Wir hatten ernsthaft zwischendurch überlegt, einfach umzudrehen. Denn am Abend hätte der Rückweg über die grandiose Scheiße nach Hildesheim auf uns gewartet.
Aber dann doch lieber Zähne zusammenbeißen und auf die S-Bahn zurück hoffen.
In Hannover angekommen stellen wir fest: die wollen fast 10,- für die Fahrt nach Hildesheim haben.
Nicht mit gebürtigen Schwaben und Ossis!!! Da trag ich mein Fahrrad lieber 40km, als für 26min Fahrzeit 10,- hinzublättern!
Wäre doch gelacht, wenn wir nicht anderweitig nach Hildesheim kämen.
Zum Beispiel über Mittellandkanal und Seitenkanal.
Ja nun ... während sich der Weg am Maschsee und durch die Eilenriede noch halbwegs ok fuhr, erwartete uns hier, im Nirgendwo zwischen Hannover und Bolzum ein abruptes Ende des bsi dahin doch passablen, asphaltierten Weges.
*zonk*
links im Bild verläuft der Mittellandkanal. Auf den geschotterten Deich gelangt man vom Aufnahmeort, indem man das Rad über eine Leitplanke hebt, das Warnschild mit "Betriebsgelände" ignoriert und das Rad die Treppe hochwuchtet.

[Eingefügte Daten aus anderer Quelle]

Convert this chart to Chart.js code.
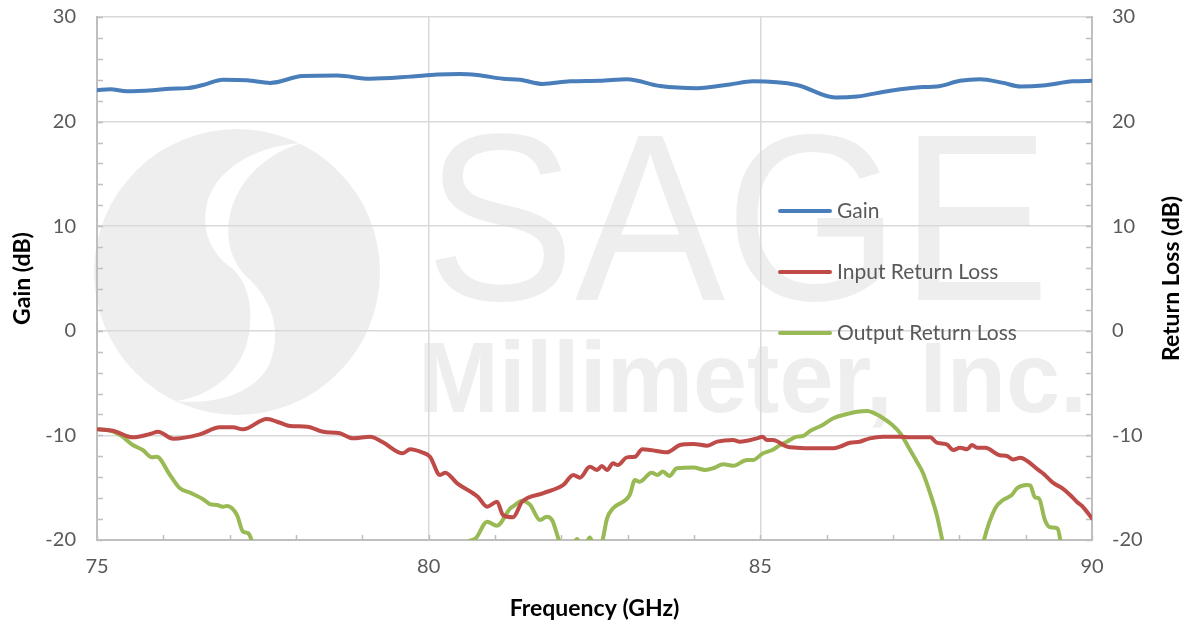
<!DOCTYPE html>
<html><head><meta charset="utf-8">
<script src="https://cdn.jsdelivr.net/npm/chart.js@4.4.1/dist/chart.umd.min.js"></script>
<style>html,body{margin:0;padding:0;background:#fff;}canvas{display:block;}</style>
</head><body>
<canvas id="c" width="1187" height="626"></canvas>
<script>
// ---------- data ----------
const seriesNames = ['Gain', 'Input Return Loss', 'Output Return Loss'];
const xTitle = 'Frequency (GHz)';
const yTitle = 'Gain (dB)';
const y2Title = 'Return Loss (dB)';
const xMin = 75, xMax = 90, xStep = 5, xMinorStep = 1;
const yMin = -20, yMax = 30, yStep = 10, yMinorStep = 2;
const watermarkWord = 'SAGE';
const watermarkLine = 'Millimeter, Inc.';

const gainFreq = [75.0,75.2,75.45,75.84,76.1,76.36,76.6,76.9,77.26,77.61,78.1,78.62,79.12,79.72,80.13,80.47,80.73,81.12,81.38,81.72,82.13,82.58,82.99,83.49,84.05,84.54,84.89,85.55,86.13,86.46,86.96,87.45,87.66,88.01,88.31,88.66,88.92,89.26,89.71,90.0];
const gainDb   = [23.0,23.1,22.9,23.0,23.15,23.2,23.5,24.0,23.95,23.7,24.35,24.4,24.1,24.3,24.5,24.55,24.45,24.1,24.0,23.6,23.85,23.9,24.05,23.4,23.2,23.55,23.85,23.5,22.3,22.4,22.95,23.3,23.35,23.9,24.05,23.7,23.35,23.45,23.85,23.9];

const inFreq = [75.02,75.24,75.54,75.8,75.92,76.15,76.55,76.85,77.05,77.2,77.56,77.76,77.91,78.17,78.41,78.66,78.86,79.12,79.31,79.61,79.72,79.91,80.02,80.17,80.25,80.43,80.74,80.88,81.03,81.12,81.27,81.41,81.72,82.03,82.18,82.28,82.43,82.54,82.61,82.69,82.78,82.85,82.99,83.11,83.22,83.34,83.59,83.79,83.99,84.2,84.35,84.59,84.69,84.95,85.03,85.1,85.19,85.4,85.55,85.79,86.1,86.2,86.35,86.5,86.65,86.85,87.11,87.26,87.56,87.66,87.81,87.91,88.01,88.12,88.19,88.27,88.39,88.61,88.72,88.81,88.92,89.04,89.19,89.26,89.41,89.55,89.67,89.77,89.85,90.0];
const inDb   = [-9.42,-9.55,-10.18,-9.87,-9.65,-10.32,-9.9,-9.23,-9.23,-9.42,-8.43,-8.79,-9.1,-9.17,-9.65,-9.8,-10.28,-10.12,-10.66,-11.71,-11.33,-11.65,-12.04,-13.78,-13.57,-14.58,-15.86,-16.82,-16.34,-17.61,-17.83,-16.34,-15.54,-14.74,-13.78,-14.04,-13.0,-13.3,-12.93,-13.3,-12.67,-12.83,-12.1,-12.04,-11.33,-11.4,-11.62,-10.92,-10.82,-10.98,-10.6,-10.44,-10.6,-10.28,-10.12,-10.44,-10.44,-11.08,-11.18,-11.24,-11.24,-11.08,-10.7,-10.6,-10.28,-10.12,-10.12,-10.18,-10.18,-10.7,-10.86,-11.4,-11.18,-11.33,-10.92,-11.18,-11.18,-11.9,-11.97,-12.3,-12.14,-12.52,-13.3,-13.62,-14.52,-15.05,-15.7,-16.34,-16.75,-17.93];

const outFreq = [75.02,75.17,75.35,75.54,75.69,75.83,75.9,76.1,76.25,76.4,76.6,76.7,76.81,76.9,76.96,77.11,77.2,77.28,77.34,77.45,80.45,80.58,80.7,80.88,81.03,81.23,81.27,81.41,81.53,81.68,81.78,81.86,81.98,82.1,82.24,82.32,82.43,82.52,82.61,82.69,82.78,83.03,83.11,83.18,83.36,83.45,83.53,83.63,83.74,83.99,84.17,84.29,84.44,84.59,84.8,84.89,85.04,85.18,85.3,85.4,85.55,85.64,85.75,85.94,86.1,86.31,86.46,86.61,86.7,86.85,86.99,87.11,87.23,87.36,87.45,87.56,87.66,87.75,87.9,88.25,88.36,88.54,88.66,88.79,88.87,89.02,89.07,89.14,89.2,89.29,89.37,89.48,89.53,89.62,90.0];
const outDb   = [-9.42,-9.49,-9.97,-10.92,-11.4,-12.1,-12.04,-13.78,-15.05,-15.47,-16.1,-16.56,-16.65,-16.82,-16.75,-17.61,-19.2,-19.36,-20.3,-24,-24,-20.3,-19.9,-18.25,-18.63,-16.97,-16.8,-16.24,-16.65,-18.09,-17.77,-18.09,-20.3,-21.5,-19.9,-21.0,-19.75,-21.0,-20.3,-17.93,-16.97,-15.7,-14.27,-14.43,-13.57,-13.78,-13.46,-13.88,-13.14,-13.08,-13.3,-13.14,-12.76,-12.9,-12.35,-12.35,-11.71,-11.4,-10.92,-10.6,-10.12,-10.06,-9.58,-9.0,-8.36,-7.95,-7.73,-7.67,-7.83,-8.36,-9.0,-9.8,-11.08,-12.52,-13.57,-15.54,-17.61,-20.2,-24,-24,-20.3,-16.97,-16.18,-15.7,-15.05,-14.74,-14.8,-15.92,-16.02,-18.09,-18.79,-18.88,-20.3,-24,-25];

const seriesColors = ['#4a7ebb', '#be4b48', '#98b954'];

// ---------- plugins ----------
function fitText(ctx, text, weight, family, left, baseline, width, capH) {
  const size = capH / 0.716;
  ctx.font = weight + ' ' + size + 'px ' + family;
  const w = ctx.measureText(text).width;
  ctx.save();
  ctx.translate(left, baseline);
  ctx.scale(width / w, 1);
  ctx.fillText(text, 0, 0);
  ctx.restore();
}

const watermark = {
  id: 'watermark',
  beforeDraw(chart) {
    const ctx = chart.ctx;
    ctx.save();
    ctx.fillStyle = '#eeeeee';
    ctx.beginPath();
    ctx.ellipse(237, 272, 143, 143, 0, 0, Math.PI * 2);
    ctx.fill();
    ctx.fillStyle = '#ffffff';
    ctx.beginPath();
    ctx.moveTo(302, 143);
    ctx.bezierCurveTo(252, 146, 212, 172, 206, 208);
    ctx.bezierCurveTo(202, 236, 214, 256, 233, 269);
    ctx.bezierCurveTo(247, 283, 252, 303, 250, 325);
    ctx.bezierCurveTo(248, 362, 222, 393, 177, 401);
    ctx.bezierCurveTo(222, 406, 262, 388, 271, 360);
    ctx.bezierCurveTo(282, 328, 270, 298, 248, 278);
    ctx.bezierCurveTo(232, 263, 226, 242, 229, 220);
    ctx.bezierCurveTo(234, 186, 262, 154, 302, 143);
    ctx.closePath();
    ctx.fill();
    ctx.fillStyle = '#eeeeee';
    ctx.textAlign = 'left';
    ctx.textBaseline = 'alphabetic';
    fitText(ctx, watermarkWord, 'normal', '"Liberation Sans", Arial, sans-serif', 425, 300, 625, 170);
    fitText(ctx, watermarkLine, 'bold', '"Liberation Sans Narrow", "Liberation Sans", sans-serif', 418, 412, 669, 72);
    ctx.restore();
  }
};

const minorTicks = {
  id: 'minorTicks',
  beforeDatasetsDraw(chart) {
    const {ctx, chartArea: a, scales: {x, y}} = chart;
    ctx.save();
    ctx.strokeStyle = '#bfbfbf';
    ctx.lineWidth = 1.5;
    ctx.beginPath();
    for (let f = xMin; f <= xMax; f += xMinorStep) {
      const px = Math.round(x.getPixelForValue(f)) + 0.5;
      ctx.moveTo(px, a.bottom);
      ctx.lineTo(px, a.bottom - 5);
    }
    for (let v = yMin; v <= yMax; v += yMinorStep) {
      const py = Math.round(y.getPixelForValue(v)) + 0.5;
      ctx.moveTo(a.left, py); ctx.lineTo(a.left + 6, py);
      ctx.moveTo(a.right, py); ctx.lineTo(a.right - 6, py);
    }
    ctx.stroke();
    ctx.restore();
  }
};

const customLegend = {
  id: 'customLegend',
  afterDatasetsDraw(chart) {
    const ctx = chart.ctx;
    const rows = [211, 272, 333];
    ctx.save();
    ctx.font = '21px Lato, "Open Sans", sans-serif';
    ctx.textBaseline = 'middle';
    ctx.textAlign = 'left';
    chart.data.datasets.forEach((ds, i) => {
      ctx.strokeStyle = ds.borderColor;
      ctx.lineWidth = 4;
      ctx.lineCap = 'round';
      ctx.beginPath();
      ctx.moveTo(780, rows[i]);
      ctx.lineTo(830, rows[i]);
      ctx.stroke();
      ctx.fillStyle = '#595959';
      ctx.fillText(ds.label, 837, rows[i]);
    });
    ctx.restore();
  }
};

const rightTitle = {
  id: 'rightTitle',
  afterDraw(chart) {
    const ctx = chart.ctx;
    const a = chart.chartArea;
    ctx.save();
    ctx.translate(1172, (a.top + a.bottom) / 2);
    ctx.rotate(-Math.PI / 2);
    ctx.font = 'bold 23px Lato, "Open Sans", sans-serif';
    ctx.fillStyle = '#000';
    ctx.textAlign = 'center';
    ctx.textBaseline = 'middle';
    ctx.fillText(y2Title, 0, 0);
    ctx.restore();
  }
};

// ---------- chart ----------
const toPts = (xs, ys) => xs.map((f, i) => ({x: f, y: ys[i]}));
const tickFont = {family: 'Lato', size: 20};
const titleFont = {family: 'Lato', size: 23, weight: 'bold'};
function noPadV(s, w) { s.width = w; s.paddingTop = 0; s.paddingBottom = 0; }
function noPadH(s, h) { s.height = h; s.paddingLeft = 0; s.paddingRight = 0; }

new Chart(document.getElementById('c'), {
  type: 'line',
  data: {
    datasets: [
      {label: seriesNames[0], data: toPts(gainFreq, gainDb), borderColor: seriesColors[0], yAxisID: 'y'},
      {label: seriesNames[1], data: toPts(inFreq, inDb), borderColor: seriesColors[1], yAxisID: 'y2'},
      {label: seriesNames[2], data: toPts(outFreq, outDb), borderColor: seriesColors[2], yAxisID: 'y2'}
    ]
  },
  options: {
    responsive: false,
    animation: false,
    layout: {padding: {top: 17, left: 0, right: 0, bottom: 0}},
    plugins: {legend: {display: false}, tooltip: {enabled: false}},
    elements: {
      point: {radius: 0},
      line: {borderWidth: 4, tension: 0.3, cubicInterpolationMode: 'monotone', fill: false, borderCapStyle: 'round', borderJoinStyle: 'round'}
    },
    scales: {
      x: {
        type: 'linear', min: xMin, max: xMax,
        ticks: {stepSize: xStep, color: '#595959', font: tickFont, padding: 15},
        grid: {color: '#d9d9d9', lineWidth: 1.5, drawTicks: false},
        border: {color: '#bfbfbf', width: 2},
        title: {display: true, text: xTitle, color: '#000', font: titleFont, padding: {top: 0, bottom: 4}},
        afterFit(s) { noPadH(s, 86); }
      },
      y: {
        position: 'left', min: yMin, max: yMax,
        ticks: {stepSize: yStep, color: '#595959', font: tickFont, padding: 21},
        grid: {color: '#d9d9d9', lineWidth: 1.5, drawTicks: false},
        border: {color: '#bfbfbf', width: 2},
        title: {display: true, text: yTitle, color: '#000', font: titleFont, padding: {top: 9, bottom: 0}},
        afterFit(s) { noPadV(s, 97); }
      },
      y2: {
        position: 'right', min: yMin, max: yMax,
        ticks: {stepSize: yStep, color: '#595959', font: tickFont, padding: 20},
        grid: {drawOnChartArea: false, drawTicks: false},
        border: {color: '#bfbfbf', width: 2},
        afterFit(s) { noPadV(s, 95); }
      }
    }
  },
  plugins: [watermark, minorTicks, customLegend, rightTitle]
});
</script>
</body></html>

Auch hier diskutierten wir erstmal 5min, ob wir nun den Weg mit dieser Qualität für eine unbekannte Distanz verfolgen, oder gegen das Verbotsschild verstoßen. Wir trafen letztendlich wohl die richtige Entscheidung und wechselten auf den Deich.
Die restlichen Kilometer nach Hildesheim waren nicht besser. Falsche Wegweiser, keine Wegweiser, gesperrte Straßen ohne Umleitung, Radfahren verboten, Matschkuhlen und absurde B-Pflichten.
Und komische Schutzsteifen. Wie der hier:
Hildesheim und ich - wir werden keine Freunde mehr.
Wer dort mit dem Fahrrad fährt, hat vermutlich wirklich keine Freunde, kein Geld und keinen Verstand. Warnwestenquote hoch, Helmtragequote hoch, Gehwegradlerquote hoch.
Lichtblick: KFZ-Lenker im Wesentlichen vernünftiger drauf als in Hamburg.